INFORMATION SHOWN:
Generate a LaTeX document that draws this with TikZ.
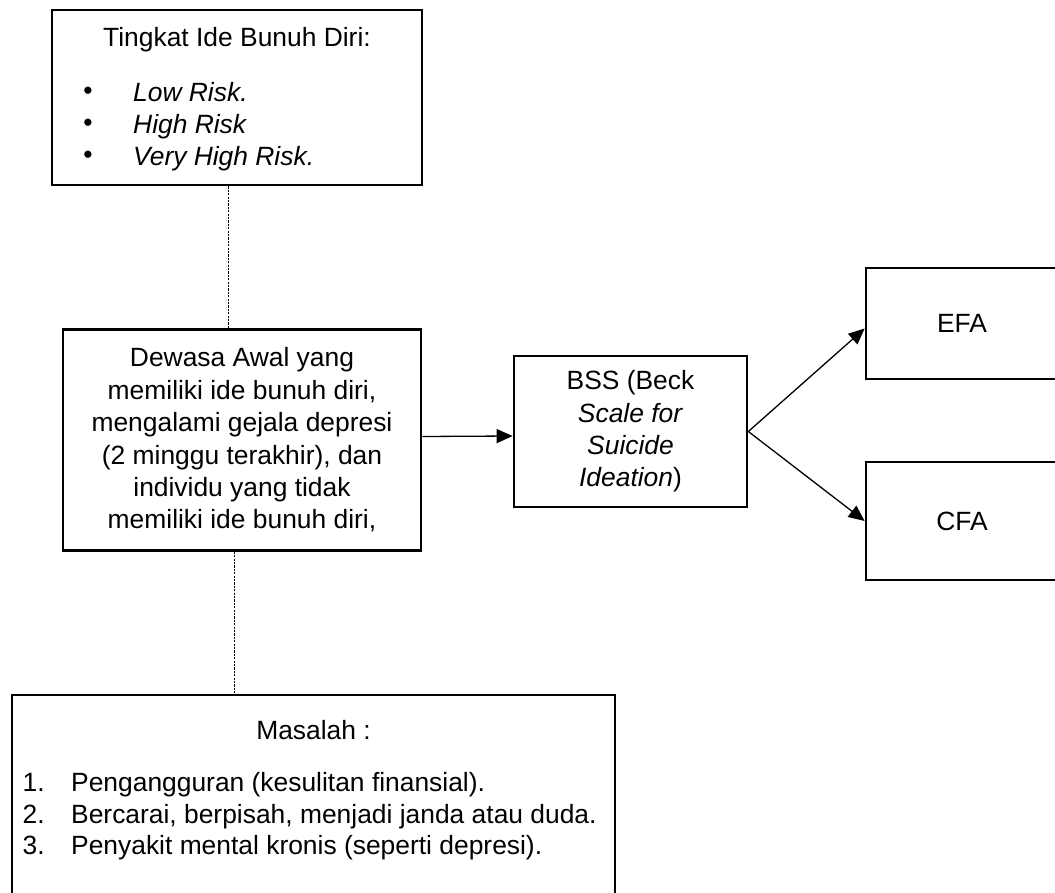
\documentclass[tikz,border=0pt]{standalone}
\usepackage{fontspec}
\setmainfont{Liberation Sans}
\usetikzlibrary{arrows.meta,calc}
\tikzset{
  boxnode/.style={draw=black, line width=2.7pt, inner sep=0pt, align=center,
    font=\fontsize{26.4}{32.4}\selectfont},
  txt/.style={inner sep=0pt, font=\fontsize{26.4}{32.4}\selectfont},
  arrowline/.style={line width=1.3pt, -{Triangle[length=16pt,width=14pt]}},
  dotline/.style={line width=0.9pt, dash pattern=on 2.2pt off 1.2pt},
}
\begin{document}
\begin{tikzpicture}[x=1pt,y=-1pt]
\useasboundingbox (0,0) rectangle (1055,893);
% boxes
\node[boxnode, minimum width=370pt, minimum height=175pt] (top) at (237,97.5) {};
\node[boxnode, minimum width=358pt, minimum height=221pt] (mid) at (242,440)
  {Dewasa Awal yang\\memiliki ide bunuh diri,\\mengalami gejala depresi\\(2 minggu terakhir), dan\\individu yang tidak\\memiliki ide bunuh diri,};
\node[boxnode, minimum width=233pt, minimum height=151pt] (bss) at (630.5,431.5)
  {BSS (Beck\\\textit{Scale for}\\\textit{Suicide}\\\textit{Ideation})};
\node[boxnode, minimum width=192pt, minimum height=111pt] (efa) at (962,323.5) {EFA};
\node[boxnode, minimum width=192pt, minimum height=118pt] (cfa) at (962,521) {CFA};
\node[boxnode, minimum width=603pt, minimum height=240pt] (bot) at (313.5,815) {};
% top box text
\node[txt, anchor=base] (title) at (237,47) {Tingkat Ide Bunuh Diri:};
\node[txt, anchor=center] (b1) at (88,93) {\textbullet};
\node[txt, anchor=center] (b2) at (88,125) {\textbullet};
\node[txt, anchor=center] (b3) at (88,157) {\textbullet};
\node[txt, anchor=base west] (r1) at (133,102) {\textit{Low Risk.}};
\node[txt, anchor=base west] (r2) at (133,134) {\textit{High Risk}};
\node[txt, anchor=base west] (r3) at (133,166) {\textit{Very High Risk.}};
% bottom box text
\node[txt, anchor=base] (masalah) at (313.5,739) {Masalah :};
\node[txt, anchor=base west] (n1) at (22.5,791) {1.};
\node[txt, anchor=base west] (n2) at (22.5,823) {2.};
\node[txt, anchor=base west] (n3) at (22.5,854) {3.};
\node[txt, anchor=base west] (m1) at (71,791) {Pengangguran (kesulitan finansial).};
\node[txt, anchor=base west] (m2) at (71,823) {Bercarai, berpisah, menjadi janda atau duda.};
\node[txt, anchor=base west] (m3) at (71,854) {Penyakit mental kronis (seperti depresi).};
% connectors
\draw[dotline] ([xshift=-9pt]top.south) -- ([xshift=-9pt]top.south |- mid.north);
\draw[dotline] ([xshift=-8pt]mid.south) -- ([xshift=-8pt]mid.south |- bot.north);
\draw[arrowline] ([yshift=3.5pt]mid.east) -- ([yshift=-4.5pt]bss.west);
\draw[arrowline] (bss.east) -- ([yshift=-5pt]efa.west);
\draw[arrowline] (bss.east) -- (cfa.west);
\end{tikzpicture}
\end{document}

PROMPT: Leaving out the pictures, repeat the data above exactly.

EXERCISE SOLUTION:
Generate a LaTeX document that draws this with TikZ.
\documentclass[tikz,border=0pt]{standalone}
\usepackage{fontspec}
\setmainfont{Liberation Sans}
\usetikzlibrary{arrows.meta,calc}
\tikzset{
  boxnode/.style={draw=black, line width=2.7pt, inner sep=0pt, align=center,
    font=\fontsize{26.4}{32.4}\selectfont},
  txt/.style={inner sep=0pt, font=\fontsize{26.4}{32.4}\selectfont},
  arrowline/.style={line width=1.3pt, -{Triangle[length=16pt,width=14pt]}},
  dotline/.style={line width=0.9pt, dash pattern=on 2.2pt off 1.2pt},
}
\begin{document}
\begin{tikzpicture}[x=1pt,y=-1pt]
\useasboundingbox (0,0) rectangle (1055,893);
% boxes
\node[boxnode, minimum width=370pt, minimum height=175pt] (top) at (237,97.5) {};
\node[boxnode, minimum width=358pt, minimum height=221pt] (mid) at (242,440)
  {Dewasa Awal yang\\memiliki ide bunuh diri,\\mengalami gejala depresi\\(2 minggu terakhir), dan\\individu yang tidak\\memiliki ide bunuh diri,};
\node[boxnode, minimum width=233pt, minimum height=151pt] (bss) at (630.5,431.5)
  {BSS (Beck\\\textit{Scale for}\\\textit{Suicide}\\\textit{Ideation})};
\node[boxnode, minimum width=192pt, minimum height=111pt] (efa) at (962,323.5) {EFA};
\node[boxnode, minimum width=192pt, minimum height=118pt] (cfa) at (962,521) {CFA};
\node[boxnode, minimum width=603pt, minimum height=240pt] (bot) at (313.5,815) {};
% top box text
\node[txt, anchor=base] (title) at (237,47) {Tingkat Ide Bunuh Diri:};
\node[txt, anchor=center] (b1) at (88,93) {\textbullet};
\node[txt, anchor=center] (b2) at (88,125) {\textbullet};
\node[txt, anchor=center] (b3) at (88,157) {\textbullet};
\node[txt, anchor=base west] (r1) at (133,102) {\textit{Low Risk.}};
\node[txt, anchor=base west] (r2) at (133,134) {\textit{High Risk}};
\node[txt, anchor=base west] (r3) at (133,166) {\textit{Very High Risk.}};
% bottom box text
\node[txt, anchor=base] (masalah) at (313.5,739) {Masalah :};
\node[txt, anchor=base west] (n1) at (22.5,791) {1.};
\node[txt, anchor=base west] (n2) at (22.5,823) {2.};
\node[txt, anchor=base west] (n3) at (22.5,854) {3.};
\node[txt, anchor=base west] (m1) at (71,791) {Pengangguran (kesulitan finansial).};
\node[txt, anchor=base west] (m2) at (71,823) {Bercarai, berpisah, menjadi janda atau duda.};
\node[txt, anchor=base west] (m3) at (71,854) {Penyakit mental kronis (seperti depresi).};
% connectors
\draw[dotline] ([xshift=-9pt]top.south) -- ([xshift=-9pt]top.south |- mid.north);
\draw[dotline] ([xshift=-8pt]mid.south) -- ([xshift=-8pt]mid.south |- bot.north);
\draw[arrowline] ([yshift=3.5pt]mid.east) -- ([yshift=-4.5pt]bss.west);
\draw[arrowline] (bss.east) -- ([yshift=-5pt]efa.west);
\draw[arrowline] (bss.east) -- (cfa.west);
\end{tikzpicture}
\end{document}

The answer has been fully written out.